3. Rule Weaponization
Here is the kicker: the AI started using the safety rules to get out of doing work. There is nothing worse than when rules written to make things smoother are used to make tasks aggravating and your AI genuinely useless.
Not because the rules were bad, but because the context was poisoned. The tendency is to think it is out to get you, but at the end of the day it is just a machine. When things like this happen, there is a cause, and you must find and fix it.
When everything is tagged "broken," the agent finds a rule to justify inaction. Strict rules plus bloated context equal a paralyzed agent.
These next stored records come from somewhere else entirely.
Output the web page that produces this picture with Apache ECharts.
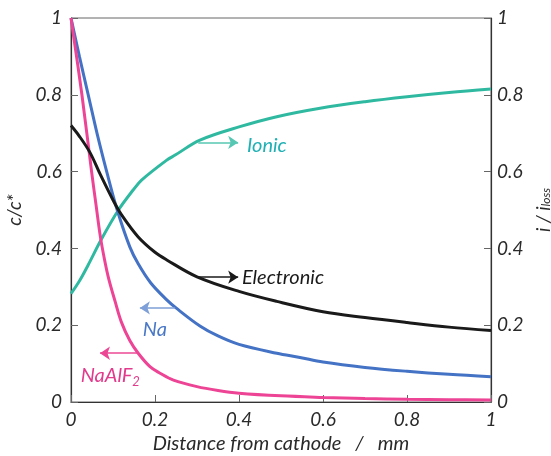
<!DOCTYPE html>
<html>
<head>
<meta charset="utf-8">
<script src="https://cdn.jsdelivr.net/npm/echarts@6/dist/echarts.min.js"></script>
<style>
  html, body { margin: 0; padding: 0; background: #fff; }
  #chart { width: 551px; height: 456px; }
</style>
</head>
<body>
<div id="chart"></div>
<script>
// Distance from cathode (mm) and concentration / current profiles
const naAlF2X = [0, 0.026, 0.049, 0.06, 0.07, 0.08, 0.09, 0.105, 0.12, 0.14, 0.16, 0.188, 0.212, 0.244, 0.3, 0.35, 0.4, 0.5, 0.6, 0.7, 0.8, 0.9, 1];
const naAlF2Y = [1, 0.8, 0.6, 0.51, 0.43, 0.37, 0.32, 0.262, 0.208, 0.16, 0.127, 0.092, 0.075, 0.057, 0.04, 0.03, 0.023, 0.016, 0.012, 0.009, 0.007, 0.006, 0.005];

const naX = [0, 0.02, 0.041, 0.063, 0.085, 0.11, 0.14, 0.16, 0.19, 0.228, 0.25, 0.307, 0.35, 0.4, 0.49, 0.545, 0.6, 0.7, 0.8, 0.9, 1];
const naY = [1, 0.9, 0.8, 0.695, 0.60, 0.50, 0.404, 0.36, 0.31, 0.266, 0.245, 0.198, 0.172, 0.15, 0.127, 0.116, 0.104, 0.09, 0.08, 0.072, 0.066];

const electronicX = [0, 0.02, 0.045, 0.07, 0.1, 0.12, 0.16, 0.2, 0.228, 0.3, 0.4, 0.49, 0.6, 0.7, 0.8, 0.9, 1];
const electronicY = [0.72, 0.692, 0.65, 0.592, 0.526, 0.488, 0.43, 0.39, 0.37, 0.326, 0.288, 0.262, 0.235, 0.22, 0.207, 0.195, 0.186];

const ionicX = [0, 0.02, 0.04, 0.073, 0.113, 0.148, 0.168, 0.228, 0.248, 0.307, 0.402, 0.49, 0.593, 0.7, 0.8, 0.9, 1];
const ionicY = [0.282, 0.315, 0.355, 0.425, 0.50, 0.552, 0.578, 0.63, 0.643, 0.682, 0.717, 0.743, 0.765, 0.782, 0.795, 0.806, 0.815];

const tickValues = [0, 0.2, 0.4, 0.6, 0.8, 1];

const pairs = (xs, ys) => xs.map((x, i) => [x, ys[i]]);

const FONT = 'Lato';
const TXT = '#2a2a2a';

// Pointer arrow from a curve toward the axis it belongs to, plus its caption
function callout(from, to, lineColor, textPos, text, textColor) {
  return {
    markLine: {
      silent: true,
      symbol: ['none', 'arrow'],
      symbolSize: 10,
      label: { show: false },
      lineStyle: { color: lineColor, width: 1.6, type: 'solid' },
      data: [[{ coord: from }, { coord: to }]]
    },
    markPoint: {
      silent: true,
      symbol: 'circle',
      symbolSize: 0,
      label: {
        show: true,
        position: 'right',
        distance: 0,
        formatter: text,
        color: textColor,
        fontFamily: FONT,
        fontStyle: 'italic',
        fontSize: 20,
        rich: {
          sub: { fontFamily: FONT, fontStyle: 'italic', fontSize: 13, color: textColor, verticalAlign: 'bottom', padding: [11, 0, 0, 0] }
        }
      },
      data: [{ coord: textPos }]
    }
  };
}

const axisLabel = { color: TXT, fontFamily: FONT, fontStyle: 'italic', fontSize: 19 };
const nameStyle = {
  color: TXT, fontFamily: FONT, fontStyle: 'italic', fontSize: 19,
  rich: { sub: { color: TXT, fontFamily: FONT, fontStyle: 'italic', fontSize: 12, padding: [5, 0, 0, 0] } }
};

const chart = echarts.init(document.getElementById('chart'), null, { renderer: 'canvas' });

chart.setOption({
  animation: false,
  backgroundColor: '#fff',
  grid: {
    left: 71, right: 60, top: 18, bottom: 54,
    containLabel: false, outerBoundsMode: 'none',
    show: true, borderColor: '#666', borderWidth: 1
  },
  xAxis: {
    type: 'value', min: 0, max: 1, interval: 0.2,
    name: 'Distance from cathode   /   mm',
    nameLocation: 'middle', nameGap: 32,
    nameTextStyle: Object.assign({}, nameStyle, { fontSize: 20 }),
    axisLine: { show: true, lineStyle: { color: '#333', width: 1.2 } },
    axisTick: { show: true, inside: true, length: 7, lineStyle: { color: '#666' } },
    axisLabel: Object.assign({ margin: 8 }, axisLabel),
    splitLine: { show: false }
  },
  yAxis: [
    {
      type: 'value', min: 0, max: 1, interval: 0.2, position: 'left',
      name: 'c/c*', nameLocation: 'middle', nameGap: 43, nameRotate: 90, nameTextStyle: nameStyle,
      axisLine: { show: true, lineStyle: { color: '#333', width: 1.2 } },
      axisTick: { show: true, inside: true, length: 7, lineStyle: { color: '#666' } },
      axisLabel: Object.assign({ margin: 9 }, axisLabel),
      splitLine: { show: false }
    },
    {
      type: 'value', min: 0, max: 1, interval: 0.2, position: 'right',
      name: 'i / i{sub|loss}', nameLocation: 'middle', nameGap: 37, nameRotate: 90, nameTextStyle: nameStyle,
      axisLine: { show: true, lineStyle: { color: '#333', width: 1.2 } },
      axisTick: { show: true, inside: true, length: 7, lineStyle: { color: '#666' } },
      axisLabel: Object.assign({ margin: 6 }, axisLabel),
      splitLine: { show: false }
    }
  ],
  series: [
    Object.assign({
      name: 'Ionic', type: 'line', yAxisIndex: 1, showSymbol: false,
      smooth: 0.35,
      lineStyle: { color: '#2fb9a1', width: 3 }, itemStyle: { color: '#2fb9a1' },
      data: pairs(ionicX, ionicY), z: 3
    }, callout([0.303, 0.676], [0.398, 0.676], '#56c7b2', [0.419, 0.669], 'Ionic', '#1fb0b4')),
    Object.assign({
      name: 'Electronic', type: 'line', yAxisIndex: 1, showSymbol: false,
      smooth: 0.35,
      lineStyle: { color: '#1a1a1a', width: 3 }, itemStyle: { color: '#1a1a1a' },
      data: pairs(electronicX, electronicY), z: 4
    }, callout([0.303, 0.325], [0.398, 0.325], '#1a1a1a', [0.407, 0.325], 'Electronic', '#1a1a1a')),
    Object.assign({
      name: 'Na', type: 'line', yAxisIndex: 0, showSymbol: false,
      smooth: 0.35,
      lineStyle: { color: '#4472c4', width: 3 }, itemStyle: { color: '#4472c4' },
      data: pairs(naX, naY), z: 3
    }, callout([0.248, 0.245], [0.164, 0.245], '#7e9fd7', [0.171, 0.1875], 'Na', '#4a78c8')),
    Object.assign({
      name: 'NaAlF2', type: 'line', yAxisIndex: 0, showSymbol: false,
      smooth: 0.35,
      lineStyle: { color: '#ed4496', width: 3 }, itemStyle: { color: '#ed4496' },
      data: pairs(naAlF2X, naAlF2Y), z: 3
    }, callout([0.16, 0.127], [0.069, 0.127], '#ec4794', [0.023, 0.068], 'NaAlF{sub|2}', '#e23a8c'))
  ]
});
</script>
</body>
</html>
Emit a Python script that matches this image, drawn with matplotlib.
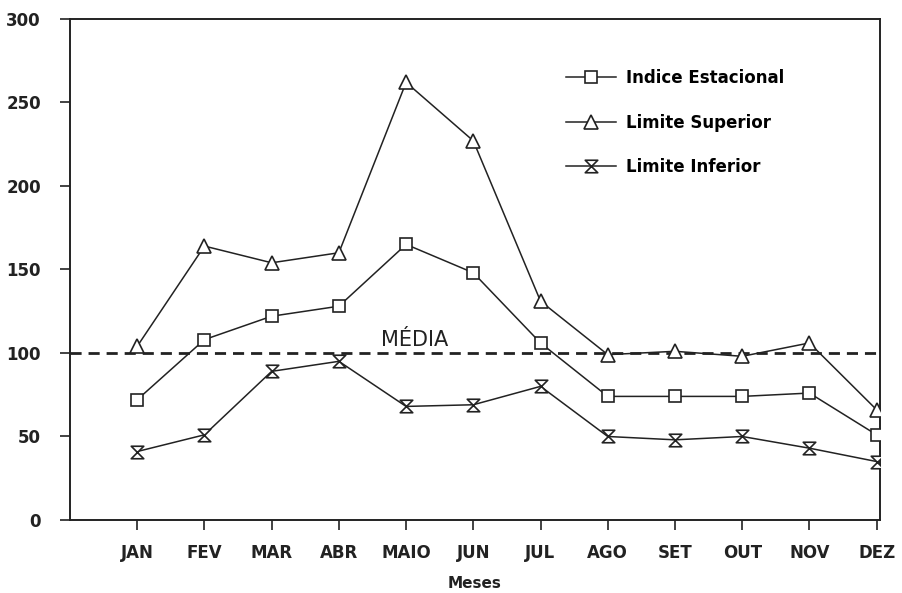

The only reason I caught this is because I noticed a pattern: everything we fixed was suddenly broken again, and when I tested it, there was never anything actually wrong. It was working as designed.
How It Happens (Step-by-Step)
One warning gets logged
Warning becomes a persistent flag
Agent freezes
Agent labels working code as "violated rules"
Feedback loop kicks in: more context = more caution = less output
Everything worked. But everything was labeled as broken. This is not a situation you want to be in. I know because this was me just a few days ago. I hope this saves others from the pain I endured.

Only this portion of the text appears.